### Collected data
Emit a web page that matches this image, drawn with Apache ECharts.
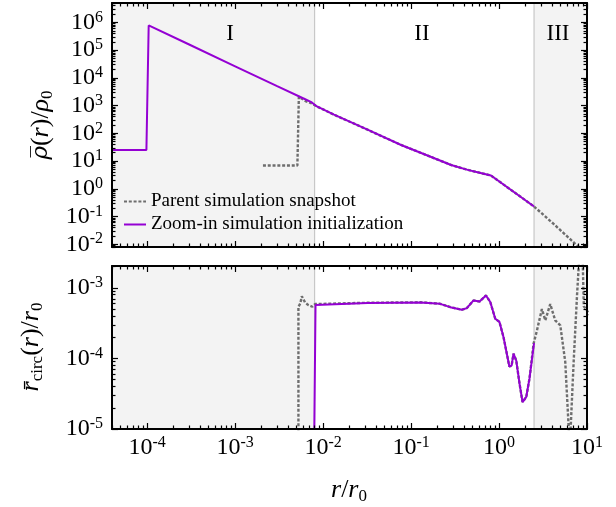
<!DOCTYPE html>
<html>
<head>
<meta charset="utf-8">
<script src="https://cdn.jsdelivr.net/npm/echarts@6/dist/echarts.min.js"></script>
<style>
  html, body { margin: 0; padding: 0; background: #fff; }
  #chart { width: 616px; height: 507px; }
</style>
</head>
<body>
<div id="chart"></div>
<script>
// region boundaries (r/r0) and their labels
const regionEdges = [0.008, 2.5];
const regionNames = ['I', 'II', 'III'];

// top panel: mean density profile
const rhoZoomR = [3e-5, 0.98e-4, 1.04e-4, 3e-4, 1e-3, 3e-3, 6e-3, 7.45e-3, 8.5e-3, 0.0133, 0.032, 0.077, 0.184, 0.285, 0.44, 0.6, 0.81, 2.5];
const rhoZoomV = [25, 25, 7.8e5, 1.6e5, 2.6e4, 5e3, 1.8e3, 1.3e3, 930, 470, 135, 38, 12.6, 7.2, 4.8, 3.8, 3.0, 0.23];
const rhoParentR = [2.07e-3, 5.1e-3, 5.3e-3, 6.3e-3, 7.4e-3, 8.5e-3, 0.0133, 0.032, 0.077, 0.184, 0.285, 0.44, 0.6, 0.81, 2.5, 4.2, 7.2, 8.8];
const rhoParentV = [6.9, 6.9, 2.1e3, 1.45e3, 1.2e3, 930, 470, 135, 38, 12.6, 7.2, 4.8, 3.8, 3.0, 0.23, 0.053, 0.011, 0.0062];

// bottom panel: mean circularization radius
const rcZoomR = [7.9e-3, 8.2e-3, 0.032, 0.128, 0.214, 0.279, 0.378, 0.43, 0.513, 0.60, 0.71, 0.795, 0.906, 1.01, 1.125, 1.31, 1.39, 1.46, 1.57, 1.71, 1.85, 2.04, 2.22, 2.5];
const rcZoomV = [5e-6, 5.7e-4, 6.1e-4, 6.2e-4, 5.94e-4, 5.33e-4, 4.89e-4, 5.16e-4, 6.64e-4, 6.4e-4, 7.8e-4, 6.3e-4, 3.65e-4, 3.3e-4, 2.0e-4, 7.7e-5, 7.9e-5, 1.17e-4, 9.3e-5, 4.4e-5, 2.4e-5, 2.85e-5, 5.2e-5, 1.65e-4];
const rcParentR = [5.24e-3, 5.24e-3, 5.5e-3, 5.73e-3, 6.24e-3, 6.8e-3, 7.55e-3, 8.1e-3, 0.032, 0.128, 0.214, 0.279, 0.378, 0.43, 0.513, 0.60, 0.71, 0.795, 0.906, 1.01, 1.125, 1.31, 1.39, 1.46, 1.57, 1.71, 1.85, 2.04, 2.22, 2.47, 2.7, 3.07, 3.36, 3.82, 4.35, 4.97, 5.66, 6.17, 6.35, 6.5, 7.05, 7.7, 8.2, 8.9, 9.2, 11];
const rcParentV = [5e-6, 5.4e-4, 6.0e-4, 7.6e-4, 6.2e-4, 5.7e-4, 5.4e-4, 5.9e-4, 6.15e-4, 6.25e-4, 5.95e-4, 5.35e-4, 4.9e-4, 5.17e-4, 6.64e-4, 6.4e-4, 7.8e-4, 6.3e-4, 3.65e-4, 3.3e-4, 2.0e-4, 7.7e-5, 7.9e-5, 1.17e-4, 9.3e-5, 4.4e-5, 2.4e-5, 2.85e-5, 5.2e-5, 1.62e-4, 2.5e-4, 5.0e-4, 3.46e-4, 5.9e-4, 3.46e-4, 2.94e-4, 8.9e-5, 1.13e-5, 5e-6, 5e-6, 8.9e-5, 7.8e-4, 3e-3, 3e-3, 5.5e-4, 4e-4];

// axis ranges and tick labels
const xRange = [Math.pow(10, -4.4), 10];
const rhoRange = [Math.pow(10, -2.1), Math.pow(10, 6.7)];
const rcRange = [1e-5, Math.pow(10, -2.69)];
const xTicks = [1e-4, 1e-3, 1e-2, 1e-1, 1, 10];
const rhoTicks = [1e-2, 1e-1, 1, 10, 1e2, 1e3, 1e4, 1e5, 1e6];
const rcTicks = [1e-5, 1e-4, 1e-3];

const serif = 'Liberation Serif';
const purple = '#9400d3';
const grey = '#6e6e6e';

function minorTicks(range) {
  const out = [];
  const lo = Math.floor(Math.log10(range[0]));
  const hi = Math.ceil(Math.log10(range[1]));
  for (let d = lo; d < hi; d++) {
    for (let k = 2; k <= 9; k++) {
      const v = k * Math.pow(10, d);
      if (v > range[0] && v < range[1]) out.push(v);
    }
  }
  return out;
}

const tickRich = {
  b: { fontFamily: serif, fontSize: 24, lineHeight: 26, color: '#000' },
  s: { fontFamily: serif, fontSize: 16, lineHeight: 16, verticalAlign: 'top', color: '#000' }
};
function powLabel(v) {
  return '{b|10}{s|' + Math.round(Math.log10(v)) + '}';
}

const nameRich = {
  i: { fontFamily: serif, fontStyle: 'italic', fontSize: 26, lineHeight: 30, fill: '#000' },
  ib: { fontFamily: 'DejaVu Serif', fontStyle: 'italic', fontSize: 23, lineHeight: 30, fill: '#000' },
  n: { fontFamily: serif, fontSize: 26, lineHeight: 30, fill: '#000' },
  sub: { fontFamily: serif, fontSize: 17, lineHeight: 14, verticalAlign: 'bottom', fill: '#000' }
};

// four axes per side pair: labelled side, opposite side, and a minor-tick copy of each
function axisSet(dim, gridIndex, range, majors, showLabels) {
  const sides = dim === 'x' ? ['bottom', 'top'] : ['left', 'right'];
  const minors = minorTicks(range);
  const axes = [];
  sides.forEach((pos, si) => {
    [true, false].forEach((isMajor) => {
      const main = si === 0 && isMajor;
      axes.push({
        type: 'log',
        gridIndex,
        position: pos,
        min: range[0],
        max: range[1],
        z: 10,
        axisLine: { show: isMajor, onZero: false, lineStyle: { color: '#000', width: 2 } },
        axisTick: {
          show: true,
          inside: true,
          length: isMajor ? 6 : 3.5,
          customValues: isMajor ? majors : minors,
          lineStyle: { color: '#000', width: 1.2 }
        },
        axisLabel: main ? {
          show: true,
          customValues: majors,
          formatter: showLabels ? powLabel : () => '',
          rich: tickRich,
          margin: dim === 'x' ? 6 : 9
        } : { show: false },
        splitLine: { show: false }
      });
    });
  });
  return axes;
}

const xAxes = [
  ...axisSet('x', 0, xRange, xTicks, false),
  ...axisSet('x', 1, xRange, xTicks, true)
];
const yAxes = [
  ...axisSet('y', 0, rhoRange, rhoTicks, true),
  ...axisSet('y', 1, rcRange, rcTicks, true)
];

// axis titles
const titles = [
  { text: '{ib|ρ\u0305}{n|(}{i|r}{n|)/}{i|ρ}{sub|0}', x: 41, y: 125, rotation: Math.PI / 2 },
  { text: '{i|r\u0304}{sub|circ}{n|(}{i|r}{n|)/}{i|r}{sub|0}', x: 31, y: 347, rotation: Math.PI / 2 },
  { text: '{i|r}{n|/}{i|r}{sub|0}', x: 349, y: 490, rotation: 0 }
];

function regionSeries(axisIndex) {
  return {
    type: 'line',
    xAxisIndex: axisIndex,
    yAxisIndex: axisIndex,
    data: [],
    z: 1,
    silent: true,
    markArea: {
      silent: true,
      itemStyle: { color: '#f3f3f3', borderColor: '#c8c8c8', borderWidth: 1.2 },
      data: [
        [{ xAxis: xRange[0] }, { xAxis: regionEdges[0] }],
        [{ xAxis: regionEdges[1] }, { xAxis: xRange[1] }]
      ]
    }
  };
}

function zip(r, v) {
  return r.map((x, i) => [x, v[i]]);
}

function curve(name, r, v, axisIndex, isParent) {
  return {
    name,
    type: 'line',
    xAxisIndex: axisIndex,
    yAxisIndex: axisIndex,
    data: zip(r, v),
    symbol: 'none',
    clip: true,
    z: isParent ? 2 : 3,
    color: isParent ? grey : purple,
    lineStyle: isParent
      ? { color: grey, width: 2.4, type: [3, 1.8] }
      : { color: purple, width: 2 }
  };
}

const parentName = 'Parent simulation snapshot';
const zoomName = 'Zoom-in simulation initialization';

const chart = echarts.init(document.getElementById('chart'));
chart.setOption({
  animation: false,
  backgroundColor: '#fff',
  grid: [
    { left: 112, top: 3, width: 475, height: 244 },
    { left: 112, top: 266, width: 475, height: 163 }
  ],
  xAxis: xAxes,
  yAxis: yAxes,
  legend: {
    data: [parentName, zoomName],
    orient: 'vertical',
    left: 118,
    top: 186,
    itemWidth: 22,
    itemHeight: 10,
    itemGap: 2,
    itemStyle: { opacity: 0 },
    textStyle: { fontFamily: serif, fontSize: 19, color: '#000', lineHeight: 21 }
  },
  graphic: [
    ...regionNames.map((t, i) => ({
      type: 'text',
      x: [230, 422, 558][i],
      y: 34,
      z: 100,
      style: { text: t, fontFamily: serif, fontSize: 23, fill: '#000', align: 'center', verticalAlign: 'middle' }
    })),
    ...titles.map((t) => ({
      type: 'text',
      x: t.x,
      y: t.y,
      rotation: t.rotation,
      z: 100,
      style: { text: t.text, rich: nameRich, fill: '#000', align: 'center', verticalAlign: 'middle' }
    }))
  ],
  series: [
    regionSeries(0),
    regionSeries(4),
    curve(parentName, rhoParentR, rhoParentV, 0, true),
    curve(zoomName, rhoZoomR, rhoZoomV, 0, false),
    curve(parentName, rcParentR, rcParentV, 4, true),
    curve(zoomName, rcZoomR, rcZoomV, 4, false)
  ]
});
</script>
</body>
</html>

### Exercise objective
Starting at the top of the listing above, please restate word for word each line up to and including the one that holds "const regionNames = ['I', 'II', 'III'];", omitting every image.

### Correct answer
Emit a web page that matches this image, drawn with Apache ECharts.
<!DOCTYPE html>
<html>
<head>
<meta charset="utf-8">
<script src="https://cdn.jsdelivr.net/npm/echarts@6/dist/echarts.min.js"></script>
<style>
  html, body { margin: 0; padding: 0; background: #fff; }
  #chart { width: 616px; height: 507px; }
</style>
</head>
<body>
<div id="chart"></div>
<script>
// region boundaries (r/r0) and their labels
const regionEdges = [0.008, 2.5];
const regionNames = ['I', 'II', 'III'];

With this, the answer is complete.